Это были слова скорее друга, чем политического союзника. Лея некоторое время забавлялась мыслью, не попросить ли его принести ей супа, но ведь он наверняка послушается.
Потом она немного посмотрела новости, перемежая официальные каналы с независимыми. Пока что все, кого опрашивали журналисты, были искренне потрясены и озабочены. Когда в последний раз центристы и популисты говорили одно и то же? Когда в последний раз они были столь единодушны?
«Вот бы удалось использовать этот теракт, чтобы заново объединить наши миры», — подумала Лея. Но она знала, что об этом нечего и мечтать.
Не пройдет и дня, как посыплются обвинения.
* * *
— Разве это не очевидно? — сказал Оррис Мэдмунд, молодой сенатор от Корусанта, когда они с Рэнсольмом Кастерфо шагали по коридорам сената. — Вчерашний взрыв — дело рук популистов.
— Прошу прощения? — Рэнсольм в изумлении уставился на коллегу, тот презрительно фыркнул, словно все и так было ясно.
— Популисты сами подложили бомбу, чтобы представить себя жертвами и бросить подозрение на нас. Преступление столь же циничное, сколь и откровенное. Право, Кастерфо, нельзя быть таким наивным…
Да что, все с ума посходили?
— Не говорите ерунды. Это ведь популисты любят строить теории заговора на пустом месте. Риск для всех сторон был слишком велик, чтобы в этом был замешан кто-нибудь из сената. Взрыв могла устроить только некая неизвестная нам террористическая организация.
— Скажите это популистам, которые вовсю обвиняют нас! — парировал Мэдмунд. — Они уже тычут в нас пальцами. Не будьте же слепым!

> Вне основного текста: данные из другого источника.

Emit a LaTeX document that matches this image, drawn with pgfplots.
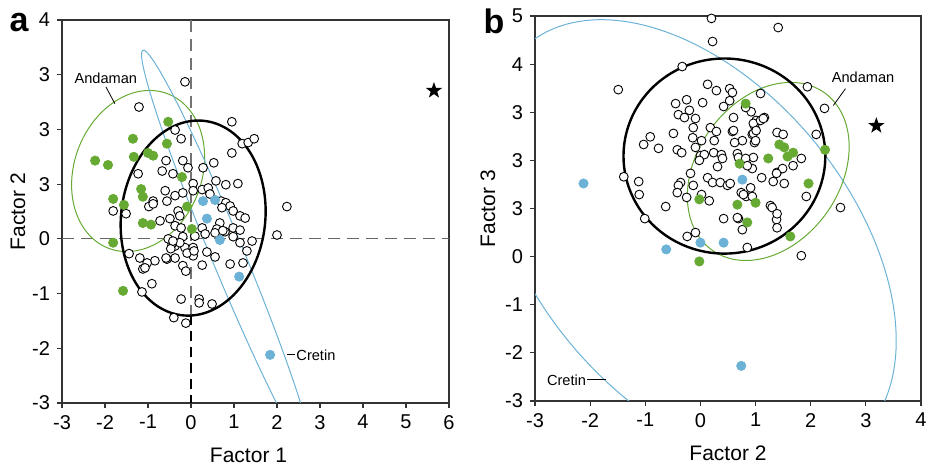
\documentclass[border=0pt]{standalone}
\usepackage{pgfplots}
\pgfplotsset{compat=1.18}
\usepackage{fontspec}
\setmainfont{Liberation Sans}
\definecolor{agreen}{RGB}{102,170,52}
\definecolor{ablue}{RGB}{108,178,214}
\pgfdeclareplotmark{fstar}{%
  \pgfpathmoveto{\pgfpointpolar{90}{\pgfplotmarksize}}%
  \pgfpathlineto{\pgfpointpolar{126}{0.4\pgfplotmarksize}}%
  \pgfpathlineto{\pgfpointpolar{162}{\pgfplotmarksize}}%
  \pgfpathlineto{\pgfpointpolar{198}{0.4\pgfplotmarksize}}%
  \pgfpathlineto{\pgfpointpolar{234}{\pgfplotmarksize}}%
  \pgfpathlineto{\pgfpointpolar{270}{0.4\pgfplotmarksize}}%
  \pgfpathlineto{\pgfpointpolar{306}{\pgfplotmarksize}}%
  \pgfpathlineto{\pgfpointpolar{342}{0.4\pgfplotmarksize}}%
  \pgfpathlineto{\pgfpointpolar{18}{\pgfplotmarksize}}%
  \pgfpathlineto{\pgfpointpolar{54}{0.4\pgfplotmarksize}}%
  \pgfpathclose\pgfusepathqfill}
\pgfplotsset{
  panel/.style={
    scale only axis, anchor=south west, clip=true,
    axis line style={black!80, line width=0.6pt},
    tick style={black!80, line width=0.6pt},
    tick align=outside, major tick length=2.5pt, tick pos=left,
    ticklabel style={font=\fontsize{10}{12}\selectfont},
    label style={font=\fontsize{10.5}{12}\selectfont},
    xlabel shift=2.5pt,
  },
  opn/.style={only marks, mark=*, mark size=2.2pt, mark options={fill=white, draw=black, line width=0.45pt}},
  grn/.style={only marks, mark=*, mark size=2.3pt, mark options={fill=agreen, draw=agreen}},
  blu/.style={only marks, mark=*, mark size=2.3pt, mark options={fill=ablue, draw=ablue}},
  ell/.style={domain=0:360, samples=181},
}
\begin{document}
\begin{tikzpicture}
\path[use as bounding box] (0pt,0pt) rectangle (463pt,233pt);
% ---------------- panel a ----------------
\begin{axis}[panel, at={(31pt,31.5pt)}, width=193.5pt, height=191.5pt,
  xmin=-3, xmax=6, ymin=-3, ymax=4,
  xtick={-3,-2,-1,0,1,2,3,4,5,6}, xticklabels={-3,-2,-1,0,1,2,3,4,5,6},
  ytick={-3,-2,-1,0,1,2,3,4}, yticklabels={-3,-2,-1,0,3,3,3,4},
  xlabel={Factor 1}, ylabel={Factor 2},
  xlabel style={xshift=-3.5pt}, ylabel shift=-3.5pt]
\addplot[black!60, line width=0.6pt, dash pattern=on 6pt off 3.5pt] coordinates {(-3,0) (6,0)};
\addplot[black!55, line width=0.6pt, dash pattern=on 6pt off 3.5pt] coordinates {(0,4) (0,-1.4)};
\addplot[black, line width=0.6pt, dash pattern=on 5pt off 3pt] coordinates {(0,-1.4) (0,-3)};
\addplot[agreen, line width=0.5pt, ell] ({-1.23 + 0.6860*cos(x) - 1.3861*sin(x)}, {1.24 + 1.4124*cos(x) + 0.4160*sin(x)});
\addplot[ablue, line width=0.5pt, ell] ({0.84 - 1.958*cos(x) - 0.3524*sin(x)}, {-0.27 + 3.716*cos(x) - 0.1147*sin(x)});
\addplot[black, line width=1.2pt, ell] ({0.05 + 0.2613*cos(x) - 1.6657*sin(x)}, {0.38 + 1.7762*cos(x) + 0.1515*sin(x)});
\addplot[opn] table[row sep=\\] {x y\\
-0.14 2.87\\ -1.21 2.41\\ -0.37 1.99\\ -0.23 1.83\\ 0.95 2.14\\ 1.19 1.74\\ 1.33 1.76\\ 1.47 1.83\\
0.95 1.57\\ -0.58 1.43\\ -0.19 1.43\\ -0.07 1.30\\ 0.28 1.30\\ 0.53 1.39\\ -1.23 1.19\\ -0.67 1.24\\
-0.42 1.19\\ 0.05 1.01\\ 0.81 0.99\\ 1.09 1.01\\ 0.58 1.06\\ -0.60 0.88\\ -0.37 0.79\\ -0.19 0.84\\
0.05 0.88\\ 0.26 0.90\\ 0.40 0.93\\ 0.44 0.82\\ 0.70 0.69\\ 0.81 0.66\\ 0.91 0.60\\ 0.98 0.51\\
1.14 0.42\\ 1.26 0.38\\ 0.72 0.57\\ -0.88 0.69\\ -0.56 0.69\\ -0.30 0.51\\ -0.49 0.37\\ -0.26 0.42\\
-0.72 0.33\\ -0.37 0.24\\ -0.23 0.20\\ 0.67 0.29\\ 0.60 0.18\\ 0.98 0.20\\ 0.26 0.20\\ 0.56 0.11\\
0.79 0.13\\ 1.14 0.16\\ 0.09 0.05\\ -0.19 0.04\\ 2.23 0.59\\ 2.00 0.07\\ 1.14 -0.07\\ 1.42 -0.04\\
-0.37 -0.13\\ -0.14 -0.16\\ 0.05 -0.16\\ -0.98 0.59\\ -0.88 0.64\\ -1.51 0.46\\ -1.81 0.51\\
1.30 -0.22\\ 1.21 -0.44\\ 0.91 -0.46\\ 0.56 -0.33\\ 0.37 -0.24\\ 0.26 -0.48\\ 0.05 -0.31\\ -0.09 -0.26\\
-0.19 -0.49\\ -0.12 -0.59\\ -0.37 -0.35\\ -0.56 -0.37\\ -0.84 -0.40\\ -1.02 -0.44\\ -1.12 -0.55\\ -1.19 -0.35\\
-1.44 -0.27\\ -0.91 -0.82\\ -1.14 -0.97\\ -0.23 -1.10\\ 0.19 -1.10\\ 0.19 -1.17\\ 0.49 -1.19\\ -0.40 -1.44\\
-0.12 -1.54\\ -0.44 -0.09\\ -0.47 -0.18\\ -0.53 0.00\\ -0.26 -0.07\\ 0.33 0.09\\ 0.74 0.15\\ 0.98 0.04\\
-0.42 -0.04\\ -0.58 -0.35\\ -1.07 -0.53\\ 0.07 -0.22\\
};
\addplot[grn] table[row sep=\\] {x y\\
-2.23 1.43\\ -1.93 1.35\\ -1.35 1.83\\ -1.33 1.50\\ -1.00 1.57\\ -0.88 1.52\\ -0.53 2.14\\ -0.56 1.74\\
-1.16 0.91\\ -1.12 0.77\\ -1.81 0.73\\ -1.56 0.62\\ -1.12 0.29\\ -0.93 0.26\\ -0.21 1.13\\ -0.09 0.59\\
0.02 0.18\\ -1.81 -0.07\\ -1.58 -0.95\\
};
\addplot[blu] table[row sep=\\] {x y\\
0.28 0.69\\ 0.56 0.71\\ 0.37 0.37\\ 0.67 -0.02\\ 1.12 -0.69\\ 1.84 -2.12\\
};
\addplot[only marks, mark=fstar, mark size=4.3pt, black] coordinates {(5.65,2.71)};
\draw[black, line width=0.4pt] (axis cs:-1.98,2.78) -- (axis cs:-1.77,2.47);
\node[font=\fontsize{7.3}{8}\selectfont] at (axis cs:-1.98,2.93) {Andaman};
\draw[black, line width=0.4pt] (axis cs:2.23,-2.12) -- (axis cs:2.42,-2.12);
\node[font=\fontsize{7.3}{8}\selectfont, anchor=west, inner sep=0.5pt] at (axis cs:2.42,-2.12) {Cretin};
\end{axis}
\node[font=\bfseries\fontsize{17}{17}\selectfont] at (9.5pt,221.5pt) {a};
% ---------------- panel b ----------------
\begin{axis}[panel, at={(267.5pt,32.5pt)}, width=193pt, height=192.5pt,
  xmin=-3, xmax=4, ymin=-3, ymax=5,
  xtick={-3,-2,-1,0,1,2,3,4}, xticklabels={-3,-2,-1,0,1,2,3,4},
  ytick={-3,-2,-1,0,1,2,3,4,5}, yticklabels={-3,-2,-1,0,3,3,3,4,5},
  xlabel={Factor 2}, ylabel={Factor 3}, ylabel shift=-2pt]
\addplot[ablue, line width=0.5pt, ell] ({-0.154 + 2.9752*cos(x) + 2.2078*sin(x)}, {0.304 - 4.1125*cos(x) + 2.1037*sin(x)});
\addplot[agreen, line width=0.5pt, ell] ({1.23 + 1.0197*cos(x) - 1.0547*sin(x)}, {1.77 + 1.6346*cos(x) + 0.8665*sin(x)});
\addplot[black, line width=1.2pt, ell] ({0.435 + 1.830*cos(x)}, {2.09 + 2.027*sin(x)});
\addplot[opn] table[row sep=\\] {x y\\
0.20 4.95\\ 0.22 4.47\\ 1.41 4.76\\ -0.33 3.95\\ -1.49 3.47\\ 0.13 3.58\\ 0.29 3.45\\ 0.53 3.49\\
0.58 3.41\\ 0.53 3.24\\ 0.42 3.12\\ 1.09 3.39\\ -0.45 3.18\\ -0.25 3.26\\ 0.04 3.20\\ -0.40 2.95\\
-0.20 3.04\\ -0.29 2.89\\ -0.09 2.87\\ -0.13 2.68\\ 0.92 3.01\\ 1.16 2.89\\ 1.01 2.83\\ 0.98 2.72\\
0.94 2.54\\ 0.98 2.37\\ 0.60 2.89\\ 0.18 2.68\\ 0.29 2.60\\ 0.58 2.60\\ -0.49 2.56\\ -0.91 2.49\\
-1.03 2.33\\ -0.76 2.25\\ -0.14 2.47\\ 0.02 2.41\\ 0.25 2.41\\ 0.76 2.41\\ -0.42 2.22\\ -0.34 2.16\\
-0.09 2.27\\ 0.96 2.56\\ 0.62 2.37\\ 0.00 2.10\\ 0.07 2.12\\ 0.24 2.16\\ 0.38 2.12\\ 0.40 2.04\\
0.67 2.14\\ 0.69 2.06\\ 0.96 2.06\\ -0.02 2.00\\ 0.31 1.87\\ -0.18 1.73\\ 0.13 1.64\\ 0.22 1.54\\
0.36 1.54\\ 0.49 1.48\\ -0.36 1.54\\ -0.40 1.48\\ -0.42 1.33\\ -0.13 1.48\\ -1.39 1.66\\ -1.12 1.56\\
-1.11 1.29\\ -1.01 0.79\\ -0.63 1.04\\ -0.25 1.23\\ 0.02 1.29\\ 0.16 1.16\\ 0.74 1.33\\ 0.83 1.25\\
0.94 1.25\\ 0.91 1.43\\ 0.94 1.83\\ 1.11 1.64\\ 1.32 1.56\\ 1.39 1.75\\ 1.27 1.06\\ 1.38 0.77\\
0.69 0.79\\ 0.42 0.79\\ 0.76 0.56\\ -0.24 0.42\\ -0.09 0.50\\ 0.85 0.19\\ 1.94 3.53\\ 2.25 3.08\\
2.10 2.54\\ 2.54 1.02\\ 1.83 0.02\\ 0.82 3.10\\ 0.96 2.77\\ 1.09 2.83\\ 1.14 2.87\\ 1.01 2.62\\
0.60 2.62\\ 1.39 2.58\\ 1.50 2.54\\ 1.00 2.41\\ 0.82 2.04\\ 0.85 1.89\\ 1.83 2.04\\ 1.68 1.89\\
1.49 1.83\\ 1.38 1.73\\ 1.52 1.52\\ 0.54 1.52\\ 0.78 1.29\\ 1.92 1.25\\ 1.30 1.02\\ 1.39 0.89\\
0.67 0.81\\ 1.39 0.60\\
};
\addplot[grn] table[row sep=\\] {x y\\
0.82 3.18\\ 1.43 2.33\\ 1.52 2.27\\ 1.68 2.16\\ 1.58 2.08\\ 1.23 2.04\\ 2.26 2.22\\ 0.71 1.93\\
1.96 1.52\\ -0.02 1.19\\ 0.67 1.08\\ 1.00 1.12\\ 0.85 0.71\\ 1.63 0.42\\ -0.02 -0.10\\
};
\addplot[blu] table[row sep=\\] {x y\\
-2.12 1.52\\ -0.62 0.15\\ 0.00 0.29\\ 0.42 0.29\\ 0.76 1.60\\ 0.74 -2.27\\
};
\addplot[only marks, mark=fstar, mark size=4.3pt, black] coordinates {(3.19,2.72)};
\draw[black, line width=0.4pt] (axis cs:2.63,3.49) -- (axis cs:2.41,3.14);
\node[font=\fontsize{7.3}{8}\selectfont] at (axis cs:2.95,3.72) {Andaman};
\draw[black, line width=0.4pt] (axis cs:-2.05,-2.56) -- (axis cs:-1.72,-2.56);
\node[font=\fontsize{7.3}{8}\selectfont, anchor=east, inner sep=0.5pt] at (axis cs:-2.05,-2.56) {Cretin};
\end{axis}
\node[font=\bfseries\fontsize{17}{17}\selectfont] at (247pt,222.5pt) {b};
\end{tikzpicture}
\end{document}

Весь день в сенате царила атмосфера страха и недоверия. Секретари с безумными глазами носились от офиса к офису, словно в коридорах почему-то было особенно опасно находиться. С Кастерфо постоянно кто-то хотел связаться, и, пока он отвечал на один вызов, очередь ожидающих ответа сообщений успевала удвоиться.